What is PR? Anyone? Anyone?
“Nice to meet you. So, what do you do?”
“I work in PR,” I say … silence. “Public relations?” I continue. Still, blank stares.
“Oh, you make commercials!” “You must be good with people!” “Do you do a lot of public speaking?” “Are you like Samantha Jones from Sex and the City?” “How are the parties?”
Sigh. I can’t begin to count how many times I’ve had this conversation and come away exasperated. How is it that my chosen profession is so hard to explain? It’s clear to me, but not to the friends, family, acquaintances and cocktail party guests I’ve met over the years who just don’t get what I do. Why is that? Probably because there is no singular explanation that defines public relations.
Much like the evolution of news, PR is an evolving field, embracing new media and, with it, innovative ways of sharing a client’s message. Ironically, a PR career path does not lend itself to a succinct sound-bite. Even the organization representing PR professionals across the U.S. – the Public Relations Society of America (PRSA) – is struggling to crisply define ‘What Is PR?’ and has asked hundreds of PR professionals to weigh in.

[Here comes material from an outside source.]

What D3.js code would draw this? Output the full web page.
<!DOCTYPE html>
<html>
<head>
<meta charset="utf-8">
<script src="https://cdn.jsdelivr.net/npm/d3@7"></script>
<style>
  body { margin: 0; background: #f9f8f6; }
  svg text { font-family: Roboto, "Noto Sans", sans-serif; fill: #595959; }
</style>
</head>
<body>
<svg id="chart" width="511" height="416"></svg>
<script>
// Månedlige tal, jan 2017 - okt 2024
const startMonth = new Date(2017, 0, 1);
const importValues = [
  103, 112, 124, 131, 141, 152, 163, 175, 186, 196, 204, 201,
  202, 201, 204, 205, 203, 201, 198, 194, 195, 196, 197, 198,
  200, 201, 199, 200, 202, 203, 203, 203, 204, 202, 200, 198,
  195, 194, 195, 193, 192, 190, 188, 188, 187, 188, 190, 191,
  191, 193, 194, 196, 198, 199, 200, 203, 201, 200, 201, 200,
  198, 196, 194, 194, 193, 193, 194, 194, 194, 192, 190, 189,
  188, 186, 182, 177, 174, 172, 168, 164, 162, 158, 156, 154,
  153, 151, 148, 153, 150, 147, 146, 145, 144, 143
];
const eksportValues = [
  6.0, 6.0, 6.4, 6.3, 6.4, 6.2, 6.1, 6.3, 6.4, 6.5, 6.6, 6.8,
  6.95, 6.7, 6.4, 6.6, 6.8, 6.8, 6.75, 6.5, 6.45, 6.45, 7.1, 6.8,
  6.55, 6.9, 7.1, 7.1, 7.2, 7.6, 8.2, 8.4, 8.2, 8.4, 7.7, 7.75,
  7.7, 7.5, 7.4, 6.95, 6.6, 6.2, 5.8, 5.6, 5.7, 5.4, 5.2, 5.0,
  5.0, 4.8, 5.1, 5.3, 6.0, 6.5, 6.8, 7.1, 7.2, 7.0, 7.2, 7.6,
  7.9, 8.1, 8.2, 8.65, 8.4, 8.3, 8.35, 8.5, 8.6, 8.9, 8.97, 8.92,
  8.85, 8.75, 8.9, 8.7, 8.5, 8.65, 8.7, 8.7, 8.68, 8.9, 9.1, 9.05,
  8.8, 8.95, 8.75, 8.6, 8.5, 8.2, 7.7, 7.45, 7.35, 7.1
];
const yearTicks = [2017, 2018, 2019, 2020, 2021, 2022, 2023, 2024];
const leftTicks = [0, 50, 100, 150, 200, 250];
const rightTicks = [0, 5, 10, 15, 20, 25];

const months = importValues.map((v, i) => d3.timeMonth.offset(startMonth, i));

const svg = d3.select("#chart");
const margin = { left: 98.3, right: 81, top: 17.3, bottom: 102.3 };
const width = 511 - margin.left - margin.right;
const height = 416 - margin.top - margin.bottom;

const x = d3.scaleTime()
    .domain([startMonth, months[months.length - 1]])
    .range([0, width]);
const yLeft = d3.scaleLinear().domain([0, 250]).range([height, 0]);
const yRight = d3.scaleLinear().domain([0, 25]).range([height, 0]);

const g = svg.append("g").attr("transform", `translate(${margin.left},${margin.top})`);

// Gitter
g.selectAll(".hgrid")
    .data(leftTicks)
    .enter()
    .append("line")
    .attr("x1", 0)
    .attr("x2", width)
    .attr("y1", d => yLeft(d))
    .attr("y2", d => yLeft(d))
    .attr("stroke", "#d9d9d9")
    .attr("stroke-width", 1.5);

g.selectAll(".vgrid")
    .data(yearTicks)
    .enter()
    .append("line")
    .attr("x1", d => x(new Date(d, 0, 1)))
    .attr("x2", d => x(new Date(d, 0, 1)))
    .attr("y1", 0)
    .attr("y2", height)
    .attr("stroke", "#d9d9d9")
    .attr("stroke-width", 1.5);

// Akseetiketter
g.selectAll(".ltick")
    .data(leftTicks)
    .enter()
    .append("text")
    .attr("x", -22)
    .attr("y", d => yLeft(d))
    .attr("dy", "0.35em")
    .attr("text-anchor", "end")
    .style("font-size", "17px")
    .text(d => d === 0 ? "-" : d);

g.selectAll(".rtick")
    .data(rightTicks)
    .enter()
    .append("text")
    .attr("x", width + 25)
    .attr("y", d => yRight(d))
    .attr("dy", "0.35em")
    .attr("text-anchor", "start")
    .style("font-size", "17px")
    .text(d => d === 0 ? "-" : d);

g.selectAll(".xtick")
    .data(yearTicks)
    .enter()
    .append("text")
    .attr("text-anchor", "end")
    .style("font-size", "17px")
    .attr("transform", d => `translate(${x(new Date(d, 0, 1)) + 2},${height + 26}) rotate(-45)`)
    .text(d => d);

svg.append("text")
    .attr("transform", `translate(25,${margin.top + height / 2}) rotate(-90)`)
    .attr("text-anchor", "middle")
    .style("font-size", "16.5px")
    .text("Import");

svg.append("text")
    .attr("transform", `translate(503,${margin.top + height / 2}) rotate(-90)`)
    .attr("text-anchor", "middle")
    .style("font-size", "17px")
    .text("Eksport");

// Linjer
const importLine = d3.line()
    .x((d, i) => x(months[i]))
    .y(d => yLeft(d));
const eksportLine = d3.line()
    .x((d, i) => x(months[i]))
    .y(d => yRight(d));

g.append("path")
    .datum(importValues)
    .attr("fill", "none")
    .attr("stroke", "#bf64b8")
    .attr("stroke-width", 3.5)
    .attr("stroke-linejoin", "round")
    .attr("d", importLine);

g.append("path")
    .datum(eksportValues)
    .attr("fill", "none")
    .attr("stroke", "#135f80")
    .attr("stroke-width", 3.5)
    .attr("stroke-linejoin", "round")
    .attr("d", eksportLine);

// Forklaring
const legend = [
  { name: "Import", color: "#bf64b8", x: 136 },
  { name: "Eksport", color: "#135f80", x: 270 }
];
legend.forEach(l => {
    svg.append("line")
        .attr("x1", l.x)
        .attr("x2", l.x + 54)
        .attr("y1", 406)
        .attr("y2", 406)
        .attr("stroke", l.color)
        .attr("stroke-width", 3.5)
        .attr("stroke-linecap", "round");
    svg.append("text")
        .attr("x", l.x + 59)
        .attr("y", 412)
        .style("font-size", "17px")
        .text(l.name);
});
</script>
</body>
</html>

Based on feedback from their task force, three definitions have been proposed.
- Definition No. 1: Public relations is the management function of researching, engaging, communicating, and collaborating with stakeholders in an ethical manner to build mutually beneficial relationships and achieve results.

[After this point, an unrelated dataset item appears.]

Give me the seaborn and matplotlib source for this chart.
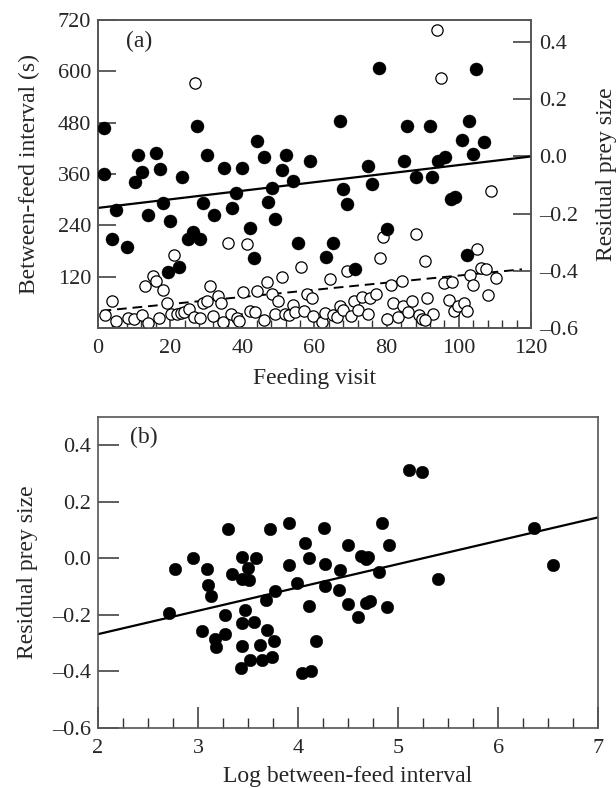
import matplotlib
matplotlib.use("Agg")
import matplotlib.pyplot as plt
import seaborn as sns
import numpy as np
from matplotlib.ticker import MultipleLocator, FuncFormatter

# Panel (a): between-feed interval (open circles, left axis)
visit_interval = [1.9, 3.8, 4.9, 8.4, 10.1, 12.1, 13.0, 13.9, 15.3, 16.0, 17.0, 18.1, 19.0, 20.2,
                  21.1, 21.8, 22.9, 23.9, 25.2, 26.6, 26.9, 28.3, 29.2, 30.1, 31.1, 32.0, 33.3, 34.1,
                  34.7, 36.1, 36.9, 38.4, 39.2, 40.3, 41.2, 42.1, 43.5, 44.0, 46.1, 46.8, 48.1, 49.1,
                  50.0, 51.1, 51.8, 52.9, 54.1, 54.6, 56.3, 57.2, 58.0, 59.2, 59.7, 62.0, 62.9, 64.3,
                  65.2, 66.2, 67.1, 68.0, 69.1, 70.0, 71.0, 72.2, 73.1, 74.9, 75.4, 77.0, 78.2, 79.1,
                  80.0, 81.2, 81.8, 83.1, 84.2, 84.6, 85.8, 87.0, 88.1, 89.1, 89.9, 90.6, 91.1, 92.9,
                  93.9, 95.0, 96.0, 97.3, 98.0, 98.8, 99.9, 101.3, 102.2, 103.1, 104.0, 105.0, 106.2,
                  107.5, 108.0, 108.9, 110.2, 90.6]
interval_s = [30, 63, 16, 24, 20, 30, 98, 11, 122, 110, 23, 89, 58, 32,
              171, 33, 34, 38, 44, 26, 572, 24, 58, 62, 97, 28, 75, 59,
              15, 198, 32, 23, 17, 84, 196, 40, 38, 87, 19, 108, 79, 33,
              62, 120, 33, 30, 54, 37, 142, 40, 79, 69, 29, 13, 34, 114,
              30, 25, 51, 42, 133, 28, 62, 42, 73, 33, 71, 79, 163, 212,
              20, 101, 58, 26, 110, 51, 38, 64, 220, 30, 20, 157, 69, 33,
              697, 585, 106, 66, 108, 40, 51, 58, 40, 124, 101, 185, 140,
              137, 76, 319, 116, 19]

# Panel (a): residual prey size (filled circles, right axis)
visit_prey = [1.8, 1.7, 4.0, 4.9, 8.0, 10.3, 11.0, 12.3, 13.9, 16.0, 17.2, 18.1, 20.0, 19.5,
              22.5, 23.2, 25.0, 26.3, 28.3, 27.4, 29.0, 30.1, 32.2, 35.0, 37.1, 38.2, 40.0, 42.1,
              43.3, 44.0, 46.1, 47.0, 48.3, 49.1, 50.9, 52.0, 54.1, 55.4, 58.8, 63.2, 65.1, 67.1,
              68.0, 69.1, 71.2, 74.9, 75.9, 78.0, 80.0, 84.9, 85.7, 88.1, 92.0, 92.7, 94.2, 96.2,
              97.8, 99.0, 101.0, 102.8, 104.0, 104.8, 107.1, 102.2]
resid_prey = [0.100, -0.061, -0.288, -0.189, -0.315, -0.088, 0.006, -0.055, -0.204, 0.012,
              -0.043, -0.163, -0.225, -0.403, -0.385, -0.073, -0.289, -0.263, -0.288, 0.108,
              -0.163, 0.006, -0.204, -0.041, -0.181, -0.128, -0.041, -0.251, -0.356, 0.053,
              -0.002, -0.158, -0.111, -0.219, -0.049, 0.004, -0.085, -0.301, -0.017, -0.350,
              -0.303, 0.123, -0.114, -0.167, -0.394, -0.035, -0.096, 0.310, -0.252, -0.017,
              0.108, -0.072, 0.108, -0.073, -0.017, -0.003, -0.149, -0.142, 0.056, 0.125,
              0.008, 0.306, 0.051, -0.344]

# Fitted lines
fit_a_interval_x = [1, 117.5]
fit_a_interval_y = [40, 137]
fit_a_prey_x = [0, 120]
fit_a_prey_y = [-0.18, 0.0]

# Panel (b): residual prey size vs log between-feed interval
log_interval = [2.71, 2.77, 2.95, 3.09, 3.10, 3.13, 3.04, 3.17, 3.18, 3.27, 3.27, 3.30, 3.34,
                3.44, 3.44, 3.50, 3.51, 3.47, 3.44, 3.44, 3.43, 3.56, 3.52, 3.58, 3.62, 3.64,
                3.68, 3.69, 3.74, 3.76, 3.77, 3.72, 3.91, 3.91, 3.99, 4.07, 4.11, 4.11, 4.04,
                4.13, 4.18, 4.26, 4.27, 4.27, 4.42, 4.41, 4.50, 4.50, 4.60, 4.63, 4.70, 4.68,
                4.68, 4.72, 4.81, 4.84, 4.91, 4.89, 5.11, 5.24, 5.40, 6.36, 6.55]
resid_b = [-0.193, -0.039, 0.000, -0.039, -0.093, -0.133, -0.258, -0.285, -0.314, -0.267,
           -0.202, 0.104, -0.055, 0.004, -0.072, -0.035, -0.076, -0.182, -0.229, -0.311,
           -0.388, -0.226, -0.359, 0.001, -0.308, -0.359, -0.147, -0.253, -0.349, -0.293,
           -0.116, 0.104, 0.124, -0.024, -0.088, 0.053, 0.002, -0.170, -0.404, -0.399,
           -0.292, 0.106, -0.019, -0.099, -0.041, -0.112, 0.049, -0.162, -0.208, 0.008,
           0.006, -0.002, -0.159, -0.149, -0.049, 0.125, 0.049, -0.171, 0.312, 0.305,
           -0.073, 0.108, -0.025]
fit_b_x = [2, 7]
fit_b_y = [-0.268, 0.145]

sns.set_style("ticks")
plt.rcParams['font.family'] = ['Liberation Serif', 'DejaVu Serif']
plt.rcParams['axes.edgecolor'] = '#555555'
plt.rcParams['axes.linewidth'] = 1.2

TICK_FS = 16
LABEL_FS = 17

dash_fmt = FuncFormatter(lambda v, p: f"{v:.1f}".replace('-', '\u2013'))

fig = plt.figure(figsize=(6.16, 7.88), dpi=100)

# ---- panel (a)
ax = fig.add_axes([0.159, 0.5838, 0.703, 0.391])
ax2 = ax.twinx()

sns.scatterplot(x=visit_interval, y=interval_s, ax=ax, s=66, facecolor='white',
                edgecolor='black', linewidth=0.9, zorder=3)
ax.plot(fit_a_interval_x, fit_a_interval_y, color='black', lw=1.4, ls=(0, (5, 3)), zorder=2)

sns.scatterplot(x=visit_prey, y=resid_prey, ax=ax2, s=88, color='black',
                edgecolor='black', linewidth=0.3, zorder=3)
ax2.plot(fit_a_prey_x, fit_a_prey_y, color='black', lw=1.6, zorder=2)

ax.set_xlim(0, 120)
ax.set_ylim(0, 720)
ax2.set_ylim(-0.6, 0.478)
ax.set_xticks(range(0, 121, 20))
ax.xaxis.set_minor_locator(MultipleLocator(4))
ax.set_yticks(range(120, 721, 120))
ax2.set_yticks([-0.6, -0.4, -0.2, 0.0, 0.2, 0.4])
ax2.yaxis.set_major_formatter(dash_fmt)

ax.tick_params(axis='x', which='major', direction='in', length=11, width=1.1,
               labelsize=TICK_FS, pad=8, color='#333333')
ax.tick_params(axis='x', which='minor', direction='in', length=6, width=1.0, color='#333333')
ax.tick_params(axis='y', direction='in', length=13, width=1.1, labelsize=TICK_FS, pad=5,
               color='#333333')
ax2.tick_params(axis='y', direction='in', length=13, width=1.1, labelsize=TICK_FS, pad=6,
                color='#333333')

ax.set_xlabel('Feeding visit', fontsize=LABEL_FS, labelpad=7)
ax.set_ylabel('Between-feed interval (s)', fontsize=LABEL_FS, labelpad=13)
ax2.set_ylabel('Residual prey size', fontsize=LABEL_FS, labelpad=13)
ax.text(0.065, 0.93, '(a)', transform=ax.transAxes, fontsize=LABEL_FS, va='center')

# ---- panel (b)
bx = fig.add_axes([0.159, 0.0761, 0.812, 0.3947])
sns.scatterplot(x=log_interval, y=resid_b, ax=bx, s=82, color='black',
                edgecolor='black', linewidth=0.3, zorder=3)
bx.plot(fit_b_x, fit_b_y, color='black', lw=1.6, zorder=2)

bx.set_xlim(2, 7)
bx.set_ylim(-0.6, 0.5)
bx.set_xticks(range(2, 8))
bx.xaxis.set_minor_locator(MultipleLocator(0.25))
bx.set_yticks([-0.6, -0.4, -0.2, 0.0, 0.2, 0.4])
bx.yaxis.set_major_formatter(dash_fmt)
bx.tick_params(axis='x', which='major', direction='in', length=15, width=1.1,
               labelsize=TICK_FS, pad=8, color='#333333')
bx.tick_params(axis='x', which='minor', direction='in', length=7, width=1.0, color='#333333')
bx.tick_params(axis='y', direction='in', length=15, width=1.1, labelsize=TICK_FS, pad=5,
               color='#333333')
bx.set_xlabel('Log between-feed interval', fontsize=LABEL_FS, labelpad=6)
bx.set_ylabel('Residual prey size', fontsize=LABEL_FS, labelpad=10)
bx.text(0.065, 0.935, '(b)', transform=bx.transAxes, fontsize=LABEL_FS, va='center')

fig.savefig('out.png', dpi=100)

- Definition No. 2: Public relations is a strategic communication process that develops and maintains mutually beneficial relationships between organizations and their key publics.
- Definition No. 3: Public relations is the engagement between organizations and individuals to achieve mutual understanding and realize strategic goals.
The public has been asked to comment and react on the above, which will result in a second set of definitions for voting by PR professionals. A final definition is anticipated by the end of February.
Do these definitions truly explain our trade in all its complexity?
We in PR are often the “invisible hand.” You won’t see a PR professional’s name bylined in the client’s feature article, and you’ll rarely see us giving interviews. You’ll find a us behind the scenes (or realistically, the computer or smartphone), exchanging emails, tweets and phone calls with reporters and producers, drafting executive talking points, or researching a news hook to support a product launch. You’ll find us donning hard hats for a client’s factory tour, balancing a laptop while managing an event and simultaneously scratching out those last few lines of the press release, or even finagling a banner behind a podium to up the chances of visual branding during a press conference. You may even find us speeding across town with six acrobats in our car to make a 5 a.m. TV segment (I’ll tell you that story another day!)
To those outside the industry, it’s hard to explain that PR is more than the sum of its parts. We strive to be storytellers, offering our clients fresh perspectives on who they are and further defining what their brand means. And there is no right way to tell a story. Different strategies and tactics work for different audiences. What makes a narrative work? Is it content? What about tone? Does the setting matter? With so many variables, there is no established formula. PR is not an exact science. This isn’t accounting, after all, and thank goodness since spreadsheets make most of us PR folks wince. PR is an art and a creative one at that. Let’s make sure this new definition, whatever it may be, accounts for the creativity and spontaneity that our work demands of us.